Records
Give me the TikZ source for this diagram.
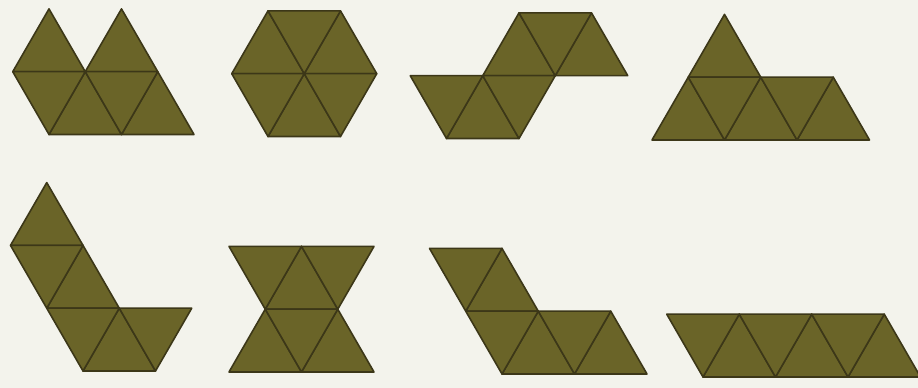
\documentclass[tikz,border=0pt]{standalone}
\definecolor{paper}{RGB}{243,243,236}
\definecolor{piece}{RGB}{106,100,40}
\definecolor{seam}{RGB}{60,55,24}
% one hexiamond: origin x, origin y, up triangles, down triangles
\newcommand{\hexi}[4]{%
  \begin{scope}[shift={(#1pt,#2pt)}, x={(72.5pt,0pt)}, y={(36.25pt,62.8pt)}]
    \foreach \i/\j in {#3} \filldraw[tri] (\i,\j) -- ++(1,0) -- ++(-1,1) -- cycle;
    \foreach \i/\j in {#4} \filldraw[tri] (\i+1,\j) -- ++(0,1) -- ++(-1,0) -- cycle;
  \end{scope}}
\begin{document}
\begin{tikzpicture}[
    x=1pt, y=1pt,
    tri/.style={fill=piece, draw=seam, line width=1.6pt, line join=round}
]
    \fill[paper] (0,0) rectangle (918,388);
    \clip (0,0) rectangle (918,388);
    % top row
    \hexi{49}{253.5}{0/0,1/0,-1/1,0/1}{-1/0,0/0}
    \hexi{268}{251.5}{0/0,-1/1,0/1}{-1/0,0/0,-1/1}
    \hexi{446.5}{249.5}{0/0,0/1,1/1}{-1/0,0/0,0/1}
    \hexi{652}{248}{0/0,1/0,2/0,0/1}{0/0,1/0}
    % bottom row
    \hexi{83}{17}{0/0,-1/1,-2/2}{-1/0,0/0,-2/1}
    \hexi{229}{16}{0/0,1/0,0/1}{0/0,-1/1,0/1}
    \hexi{502}{14}{0/0,1/0,-1/1}{-1/0,0/0,-2/1}
    \hexi{703}{11}{0/0,1/0,2/0}{-1/0,0/0,1/0}
\end{tikzpicture}
\end{document}
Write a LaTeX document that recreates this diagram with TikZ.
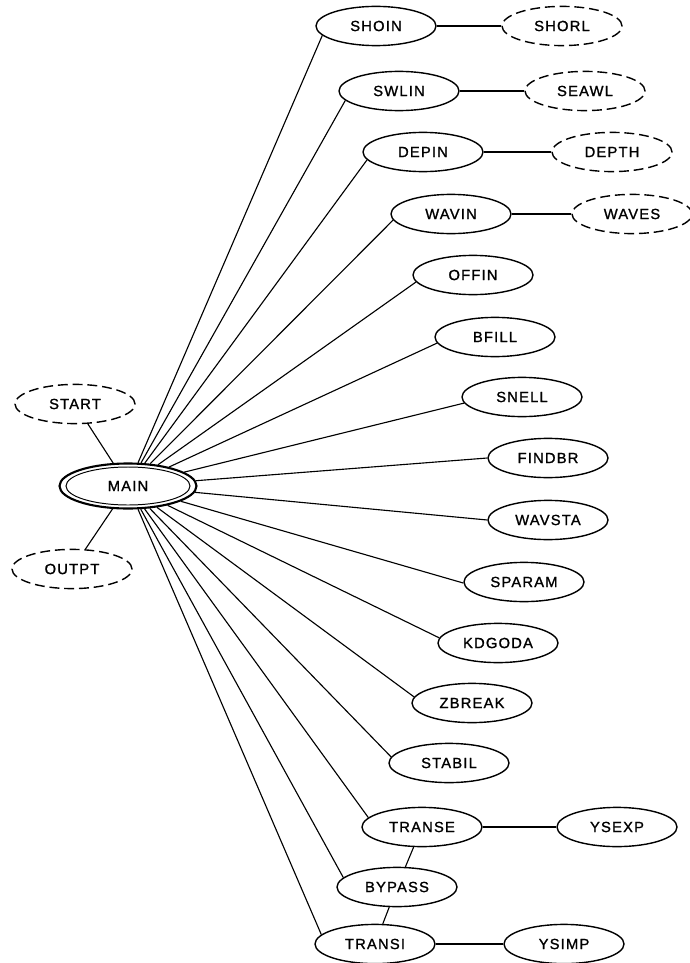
\documentclass[tikz,border=0pt]{standalone}
\usepackage{fontspec}
\setsansfont{Liberation Sans}[LetterSpace=8,FakeBold=1.2]
\usepackage{tikz}
\usetikzlibrary{shapes.geometric,positioning}

\begin{document}
\begin{tikzpicture}[line width=0.8pt,
  every node/.style={font=\sffamily\fontsize{10.5}{12}\selectfont},
  sub/.style={ellipse,draw,line width=1pt,minimum width=3cm,minimum height=0.98cm,inner sep=0pt},
  ext/.style={sub,dash pattern=on 7pt off 3.5pt}]
  \useasboundingbox (0,0) rectangle (17.225,-24.075);
  % main program
  \node[ellipse,draw,line width=1.5pt,minimum width=3.425cm,minimum height=1.125cm,inner sep=0pt] (main) at (3.2,-12.15) {MAIN};
  \draw[line width=0.7pt] (main.center) ellipse [x radius=1.55cm,y radius=0.475cm];
  \node[ext] (start) at (1.875,-10.1) {START};
  \node[ext] (outpt) at (1.8,-14.225) {OUTPT};
  % input routines
  \node[sub] (shoin) at (9.4,-0.65) {SHOIN};
  \node[ext] (shorl) at (14.05,-0.65) {SHORL};
  \node[sub] (swlin) at (9.975,-2.275) {SWLIN};
  \node[ext] (seawl) at (14.625,-2.275) {SEAWL};
  \node[sub] (depin) at (10.575,-3.8) {DEPIN};
  \node[ext] (depth) at (15.3,-3.8) {DEPTH};
  \node[sub] (wavin) at (11.275,-5.35) {WAVIN};
  \node[ext] (waves) at (15.8,-5.35) {WAVES};
  \node[sub] (offin) at (11.825,-6.875) {OFFIN};
  % computation
  \node[sub] (bfill) at (12.375,-8.425) {BFILL};
  \node[sub] (snell) at (13.05,-9.925) {SNELL};
  \node[sub] (findbr) at (13.7,-11.45) {FINDBR};
  \node[sub] (wavsta) at (13.7,-13.0) {WAVSTA};
  \node[sub] (sparam) at (13.1,-14.55) {SPARAM};
  \node[sub] (kdgoda) at (12.45,-16.075) {KDGODA};
  \node[sub] (zbreak) at (11.8,-17.575) {ZBREAK};
  \node[sub] (stabil) at (11.225,-19.075) {STABIL};
  \node[sub] (transe) at (10.55,-20.675) {TRANSE};
  \node[sub] (ysexp) at (15.425,-20.675) {YSEXP};
  \node[sub] (bypass) at (9.925,-22.175) {BYPASS};
  \node[sub] (transi) at (9.375,-23.6) {TRANSI};
  \node[sub] (ysimp) at (14.1,-23.6) {YSIMP};
  % calls
  \draw (start) -- (main);
  \draw (outpt) -- (main);
  \draw (main) -- (shoin.190);
  \draw (main) -- (swlin.190);
  \draw (main) -- (depin.188);
  \draw (main) -- (wavin.186);
  \draw (main) -- (offin.187);
  \draw (main) -- (bfill.186);
  \draw (main) -- (snell.186);
  \draw (main) -- (findbr.180);
  \draw (main) -- (wavsta.180);
  \draw (main) -- (sparam.181);
  \draw (main) -- (kdgoda.175);
  \draw (main) -- (zbreak.174);
  \draw (main) -- (stabil.174);
  \draw (main) -- (transe.170);
  \draw (main) -- (bypass.170);
  \draw (main) -- (transi.170);
  \draw (shoin) -- (shorl);
  \draw (swlin) -- (seawl);
  \draw (depin) -- (depth);
  \draw (wavin) -- (waves);
  \draw (transe) -- (ysexp);
  \draw (transi) -- (ysimp);
  \draw (transe) -- (bypass);
  \draw (bypass) -- (transi);
\end{tikzpicture}
\end{document}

▶ AIM:
Except for the pictures, print the data above exactly.

▶ SOLUTION TO THIS PROBLEM:
Give me the TikZ source for this diagram.
\documentclass[tikz,border=0pt]{standalone}
\definecolor{paper}{RGB}{243,243,236}
\definecolor{piece}{RGB}{106,100,40}
\definecolor{seam}{RGB}{60,55,24}
% one hexiamond: origin x, origin y, up triangles, down triangles
\newcommand{\hexi}[4]{%
  \begin{scope}[shift={(#1pt,#2pt)}, x={(72.5pt,0pt)}, y={(36.25pt,62.8pt)}]
    \foreach \i/\j in {#3} \filldraw[tri] (\i,\j) -- ++(1,0) -- ++(-1,1) -- cycle;
    \foreach \i/\j in {#4} \filldraw[tri] (\i+1,\j) -- ++(0,1) -- ++(-1,0) -- cycle;
  \end{scope}}
\begin{document}
\begin{tikzpicture}[
    x=1pt, y=1pt,
    tri/.style={fill=piece, draw=seam, line width=1.6pt, line join=round}
]
    \fill[paper] (0,0) rectangle (918,388);
    \clip (0,0) rectangle (918,388);
    % top row
    \hexi{49}{253.5}{0/0,1/0,-1/1,0/1}{-1/0,0/0}
    \hexi{268}{251.5}{0/0,-1/1,0/1}{-1/0,0/0,-1/1}
    \hexi{446.5}{249.5}{0/0,0/1,1/1}{-1/0,0/0,0/1}
    \hexi{652}{248}{0/0,1/0,2/0,0/1}{0/0,1/0}
    % bottom row
    \hexi{83}{17}{0/0,-1/1,-2/2}{-1/0,0/0,-2/1}
    \hexi{229}{16}{0/0,1/0,0/1}{0/0,-1/1,0/1}
    \hexi{502}{14}{0/0,1/0,-1/1}{-1/0,0/0,-2/1}
    \hexi{703}{11}{0/0,1/0,2/0}{-1/0,0/0,1/0}
\end{tikzpicture}
\end{document}
Write a LaTeX document that recreates this diagram with TikZ.
\documentclass[tikz,border=0pt]{standalone}
\usepackage{fontspec}
\setsansfont{Liberation Sans}[LetterSpace=8,FakeBold=1.2]
\usepackage{tikz}
\usetikzlibrary{shapes.geometric,positioning}

\begin{document}
\begin{tikzpicture}[line width=0.8pt,
  every node/.style={font=\sffamily\fontsize{10.5}{12}\selectfont},
  sub/.style={ellipse,draw,line width=1pt,minimum width=3cm,minimum height=0.98cm,inner sep=0pt},
  ext/.style={sub,dash pattern=on 7pt off 3.5pt}]
  \useasboundingbox (0,0) rectangle (17.225,-24.075);
  % main program
  \node[ellipse,draw,line width=1.5pt,minimum width=3.425cm,minimum height=1.125cm,inner sep=0pt] (main) at (3.2,-12.15) {MAIN};
  \draw[line width=0.7pt] (main.center) ellipse [x radius=1.55cm,y radius=0.475cm];
  \node[ext] (start) at (1.875,-10.1) {START};
  \node[ext] (outpt) at (1.8,-14.225) {OUTPT};
  % input routines
  \node[sub] (shoin) at (9.4,-0.65) {SHOIN};
  \node[ext] (shorl) at (14.05,-0.65) {SHORL};
  \node[sub] (swlin) at (9.975,-2.275) {SWLIN};
  \node[ext] (seawl) at (14.625,-2.275) {SEAWL};
  \node[sub] (depin) at (10.575,-3.8) {DEPIN};
  \node[ext] (depth) at (15.3,-3.8) {DEPTH};
  \node[sub] (wavin) at (11.275,-5.35) {WAVIN};
  \node[ext] (waves) at (15.8,-5.35) {WAVES};
  \node[sub] (offin) at (11.825,-6.875) {OFFIN};
  % computation
  \node[sub] (bfill) at (12.375,-8.425) {BFILL};
  \node[sub] (snell) at (13.05,-9.925) {SNELL};
  \node[sub] (findbr) at (13.7,-11.45) {FINDBR};
  \node[sub] (wavsta) at (13.7,-13.0) {WAVSTA};
  \node[sub] (sparam) at (13.1,-14.55) {SPARAM};
  \node[sub] (kdgoda) at (12.45,-16.075) {KDGODA};
  \node[sub] (zbreak) at (11.8,-17.575) {ZBREAK};
  \node[sub] (stabil) at (11.225,-19.075) {STABIL};
  \node[sub] (transe) at (10.55,-20.675) {TRANSE};
  \node[sub] (ysexp) at (15.425,-20.675) {YSEXP};
  \node[sub] (bypass) at (9.925,-22.175) {BYPASS};
  \node[sub] (transi) at (9.375,-23.6) {TRANSI};
  \node[sub] (ysimp) at (14.1,-23.6) {YSIMP};
  % calls
  \draw (start) -- (main);
  \draw (outpt) -- (main);
  \draw (main) -- (shoin.190);
  \draw (main) -- (swlin.190);
  \draw (main) -- (depin.188);
  \draw (main) -- (wavin.186);
  \draw (main) -- (offin.187);
  \draw (main) -- (bfill.186);
  \draw (main) -- (snell.186);
  \draw (main) -- (findbr.180);
  \draw (main) -- (wavsta.180);
  \draw (main) -- (sparam.181);
  \draw (main) -- (kdgoda.175);
  \draw (main) -- (zbreak.174);
  \draw (main) -- (stabil.174);
  \draw (main) -- (transe.170);
  \draw (main) -- (bypass.170);
  \draw (main) -- (transi.170);
  \draw (shoin) -- (shorl);
  \draw (swlin) -- (seawl);
  \draw (depin) -- (depth);
  \draw (wavin) -- (waves);
  \draw (transe) -- (ysexp);
  \draw (transi) -- (ysimp);
  \draw (transe) -- (bypass);
  \draw (bypass) -- (transi);
\end{tikzpicture}
\end{document}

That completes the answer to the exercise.